消費税の免税期間は原則 "2期"ですが、第1期の事業年度の期首から6か月間の課税売上と給与支払額の合計が
いずれも1000万円を超える場合には、2期目は免税とはならない
んですよ。
Bさんの会社は第1期の上半期の売上と給与の合計がいずれも1000万円を超えていましたから、
免税期間は第1期で終わっていたんですよ」

「そんなこと知らなかった・・・」

平成23年の税制改正により、すべての新設会社が2期分の消費税免税が受けられるとは限らないこととなりました。

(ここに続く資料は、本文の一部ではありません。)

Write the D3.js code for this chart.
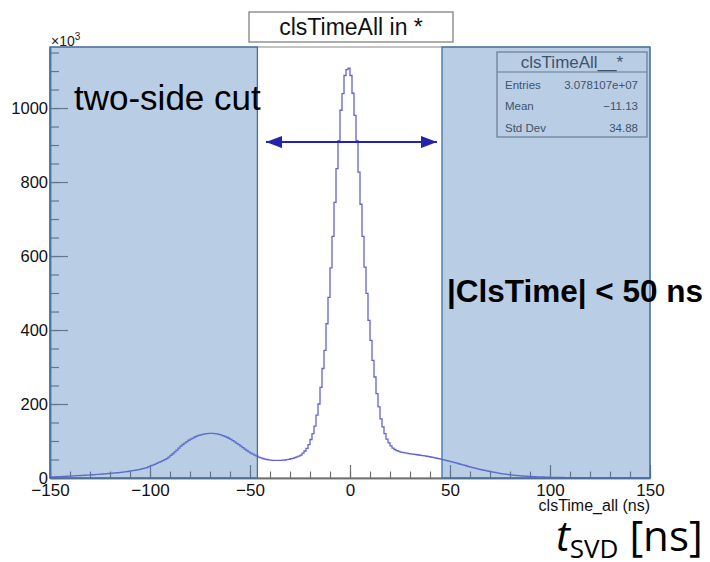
<!DOCTYPE html>
<html><head><meta charset="utf-8">
<script src="https://cdn.jsdelivr.net/npm/d3@7"></script>
<style>body{margin:0;background:#fff}svg{display:block}text{font-family:"Liberation Sans",Arial,sans-serif}</style>
</head><body><svg id="c" width="710" height="562"></svg>
<script>
// ---- data (histogram clsTimeAll, 1 ns bins from -150 to 150, counts in units of 10^3) ----
const binLow = -150, binWidth = 1;
const counts = [
 2.8,3,3.2,3.4,3.6,3.8,4.1,4.4,4.7,5,
 5.3,5.6,5.9,6.2,6.5,6.8,7.1,7.4,7.7,8,
 8.4,8.8,9.2,9.6,10,10.4,10.8,11.2,11.7,12.2,
 12.7,13.2,13.7,14.2,14.8,15.4,16,16.7,17.4,18.2,
 19,19.9,20.8,21.8,22.9,24,25.3,26.7,28.2,30.5,
 33,35,37,39.5,42,44.5,47,49.5,52.5,56.5,
 61,65.5,70.5,75.5,81,86,90.5,94.5,98.5,102,
 105,108,110.8,113,115,116.7,118,119.2,120,120.6,
 120.8,120.6,120,119.2,118,116.6,114.8,112.6,110.2,107.5,
 104.5,101,97.5,93.8,90,86,82,78,74.3,70.8,
 67.5,64.4,61.6,59,56.6,54.5,52.7,51.2,50,49.1,
 48.4,47.9,47.6,47.5,47.5,47.7,48.1,48.7,49.5,50.5,
 52,53,55,57,59,62,67,73,80,90,
 104,120,140,170,200,245,296,345,417,488,
 568,653,745,836,912,994,1039,1088,1104,1108,
 1088,1040,980,912,827,740,653,570,499,426,
 372,318,273,228,192,160,138,120,105,95,
 87,81,77,74,72,70,69,68,67,66,
 65,64.3,63.6,62.9,62.2,61.4,60.6,59.7,58.8,57.8,
 56.8,55.7,54.6,53.4,52.2,51,49.8,48.5,47.2,45.8,
 44.4,43,41.5,40,38.5,37,35.5,34,32.5,31,
 29.5,28,26.7,25.4,24.1,22.8,21.6,20.4,19.3,18.2,
 17.1,16,15,14,13,12,11.2,10.4,9.7,9,
 8.4,7.8,7.2,6.7,6.2,5.8,5.4,5,4.7,4.4,
 4.1,3.8,3.5,3.3,3.1,2.9,2.7,2.5,2.3,2.1,
 1.9,1.8,1.7,1.6,1.5,1.4,1.3,1.2,1.1,1.0,
 0.9,0.85,0.8,0.75,0.7,0.65,0.6,0.55,0.5,0.45,
 0.4,0.38,0.36,0.34,0.32,0.3,0.28,0.26,0.25,0.24,
 0.23,0.22,0.21,0.2,0.19,0.18,0.17,0.16,0.15,0.15,
 0.14,0.14,0.13,0.13,0.12,0.12,0.11,0.11,0.1,0.1
];
const xDomain = [-150, 150];
const yDomain = [0, 1165];
const xMajorTicks = [-150, -100, -50, 0, 50, 100, 150];
const yMajorTicks = [0, 200, 400, 600, 800, 1000];
const histTitle = "clsTimeAll in *";
const statsTitle = "clsTimeAll__*";
const statsLabels = ["Entries", "Mean", "Std Dev"];
const statsValues = ["3.078107e+07", "\u221211.13", "34.88"];
const xAxisTitle = "clsTime_all (ns)";
const cutRegions = [[-150, -46.3], [46, 150]];
const arrowSpan = [-42, 43.5];
const arrowLevel = 908;
const cutLabel = "two-side cut";
const cutCondition = "|ClsTime| < 50 ns";

// ---- drawing ----
const svg = d3.select("#c");
const W = 710, H = 562;
const L = 50, R = 650, T = 47, B = 478;
const x = d3.scaleLinear().domain(xDomain).range([L, R]);
const y = d3.scaleLinear().domain(yDomain).range([B, T]);
svg.append("rect").attr("width", W).attr("height", H).attr("fill", "#fff");

// title box
svg.append("rect").attr("x", 249).attr("y", 12).attr("width", 204).attr("height", 30)
  .attr("fill", "#fff").attr("stroke", "#777").attr("stroke-width", 1.2);
svg.append("text").attr("x", 351).attr("y", 35).attr("text-anchor", "middle")
  .attr("font-size", 23).attr("fill", "#111").text(histTitle);

// frame
svg.append("rect").attr("x", L).attr("y", T).attr("width", R - L).attr("height", B - T)
  .attr("fill", "none").attr("stroke", "#888").attr("stroke-width", 1);

const axCol = "#6f6f6f";
// x axis
const xMinor = d3.range(-150, 151, 10);
const gxm = svg.append("g").attr("transform", `translate(0,${B})`)
  .call(d3.axisBottom(x).tickValues(xMinor).tickSizeInner(-6.5).tickSizeOuter(0).tickFormat(""));
const gx = svg.append("g").attr("transform", `translate(0,${B})`)
  .call(d3.axisBottom(x).tickValues(xMajorTicks).tickSizeInner(-13).tickSizeOuter(0).tickPadding(6));
[gx, gxm].forEach(g => { g.select(".domain").attr("stroke", axCol).attr("stroke-width", 1.5);
  g.selectAll(".tick line").attr("stroke", axCol).attr("stroke-width", 1.2); });
gx.selectAll("text").attr("font-size", 17).attr("fill", "#111")
  .style("font-family", '"Liberation Sans",Arial,sans-serif');

// y axis
const yMinor = d3.range(0, 1151, 50);
const gym = svg.append("g").attr("transform", `translate(${L},0)`)
  .call(d3.axisLeft(y).tickValues(yMinor).tickSizeInner(-9).tickSizeOuter(0).tickFormat(""));
const gy = svg.append("g").attr("transform", `translate(${L},0)`)
  .call(d3.axisLeft(y).tickValues(yMajorTicks).tickSizeInner(-18).tickSizeOuter(0).tickPadding(2).tickFormat(d3.format("d")));
[gy, gym].forEach(g => { g.select(".domain").attr("stroke", axCol).attr("stroke-width", 1.5);
  g.selectAll(".tick line").attr("stroke", axCol).attr("stroke-width", 1.2); });
gy.selectAll("text").attr("font-size", 16.5).attr("fill", "#111")
  .style("font-family", '"Liberation Sans",Arial,sans-serif');

// x10^3
const ex = svg.append("text").attr("x", 51).attr("y", 46).attr("font-size", 14).attr("fill", "#222");
ex.append("tspan").text("\u00d710");
ex.append("tspan").attr("font-size", 10).attr("dy", -6).text("3");

// x axis title
svg.append("text").attr("x", R).attr("y", 511).attr("text-anchor", "end")
  .attr("font-size", 16).attr("fill", "#111").text(xAxisTitle);

// histogram step line
const pts = counts.map((v, i) => [binLow + i * binWidth, v]);
pts.push([binLow + counts.length * binWidth, counts[counts.length - 1]]);
svg.append("path").datum(pts)
  .attr("d", d3.line().x(d => x(d[0])).y(d => y(d[1])).curve(d3.curveStepAfter))
  .attr("fill", "none").attr("stroke", "#6262d6").attr("stroke-width", 1.3);

// stats box
const sb = svg.append("g");
sb.append("rect").attr("x", 497).attr("y", 52).attr("width", 150).attr("height", 85)
  .attr("fill", "#fff").attr("stroke", "#777").attr("stroke-width", 1.2);
sb.append("line").attr("x1", 497).attr("x2", 647).attr("y1", 72).attr("y2", 72)
  .attr("stroke", "#777").attr("stroke-width", 1.2);
sb.append("text").attr("x", 572).attr("y", 68).attr("text-anchor", "middle")
  .attr("font-size", 17).attr("fill", "#333").text(statsTitle);
statsLabels.forEach((lab, i) => {
  sb.append("text").attr("x", 505).attr("y", 89 + i * 21.3).attr("font-size", 11.5).attr("fill", "#333").text(lab);
  sb.append("text").attr("x", 638).attr("y", 89 + i * 21.3).attr("text-anchor", "end")
    .attr("font-size", 11.5).attr("fill", "#333").text(statsValues[i]);
});

// shaded cut regions
cutRegions.forEach(([a, b]) => {
  svg.append("rect").attr("x", x(a)).attr("y", T).attr("width", x(b) - x(a)).attr("height", B - T)
    .attr("fill", "#4F81BD").attr("fill-opacity", 0.4)
    .attr("stroke", "#4170a8").attr("stroke-width", 1.3);
});

// arrow
const defs = svg.append("defs");
defs.append("marker").attr("id", "ah").attr("viewBox", "0 0 16 12").attr("refX", 16).attr("refY", 6)
  .attr("markerWidth", 16).attr("markerHeight", 12).attr("markerUnits", "userSpaceOnUse")
  .attr("orient", "auto-start-reverse")
  .append("path").attr("d", "M0,0 L16,6 L0,12 Z").attr("fill", "#2323ad");
svg.append("line").attr("x1", x(arrowSpan[0])).attr("x2", x(arrowSpan[1]))
  .attr("y1", y(arrowLevel)).attr("y2", y(arrowLevel))
  .attr("stroke", "#2323ad").attr("stroke-width", 2)
  .attr("marker-start", "url(#ah)").attr("marker-end", "url(#ah)");

// annotations
svg.append("text").attr("x", 74).attr("y", 110).attr("font-size", 35).attr("fill", "#000").text(cutLabel);
svg.append("text").attr("x", 447).attr("y", 302).attr("font-size", 31.5).attr("font-weight", "bold")
  .attr("fill", "#000").text(cutCondition);

// t_SVD [ns]
const ts = svg.append("text").attr("x", 556).attr("y", 551).attr("font-size", 42).attr("fill", "#000")
  .style("font-family", '"Open Sans","Liberation Sans",sans-serif');
ts.append("tspan").attr("font-style", "italic").text("t");
ts.append("tspan").attr("font-size", 26).attr("dy", 7).text("SVD");
ts.append("tspan").attr("dy", -7).text(" [ns]");
</script></body></html>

設立直後の会社の基盤が固まらない間はちょっとでもお金が残るように、
第1期開始後6か月間の売上と給与支給額が共に1000万円を超える見込みなら、
消費税の免税期間を最長で受けられるように事業年度を組むのが良策です。

具体的には、第1期の事業年度を7か月以下にし、2期目に事業年度を変更して2期目の事業年度を12か月にしておけば、
第1期の開始から6か月の売上と給支給額が共に1000万円を超えても、最長20か月の消費税免税を受けることができます。

~用語解説 「事業年度」~

事業年度とは法人にとっての1年間のことで会計年度とほぼ同義です。
いつから始まりいつ終わるかは自由に設定できます。
大企業は4/1~3/31を事業年度にしていることが一般的です。

この事業年度が終わると「決算」を行い、1事業年度の法人税などを納めることになります。

~用語解説 「消費税」~

消費税とはモノが消費されたときやサービスが提供されたときに、消費者が負担する税金です。

納税方法は消費者が直接納めるのではなく、
モノを売ったりサービスを提供したりする会社が消費者から預る形を取って消費者に代わって納税します。
(間接税と言います)

また会社で仕入れや経費に支払いをすれば、その金額の5%(平成26年4月以降は8%)は相手が納める消費税ですので控除されます。
つまり消費税は売上の5%(平成26年4月以降は8%)を預りもの(仮受消費税)とし、
支払った金額の5%(平成26年4月以降は8%)を払った消費税(仮払消費税)として、その差額を納めることになります。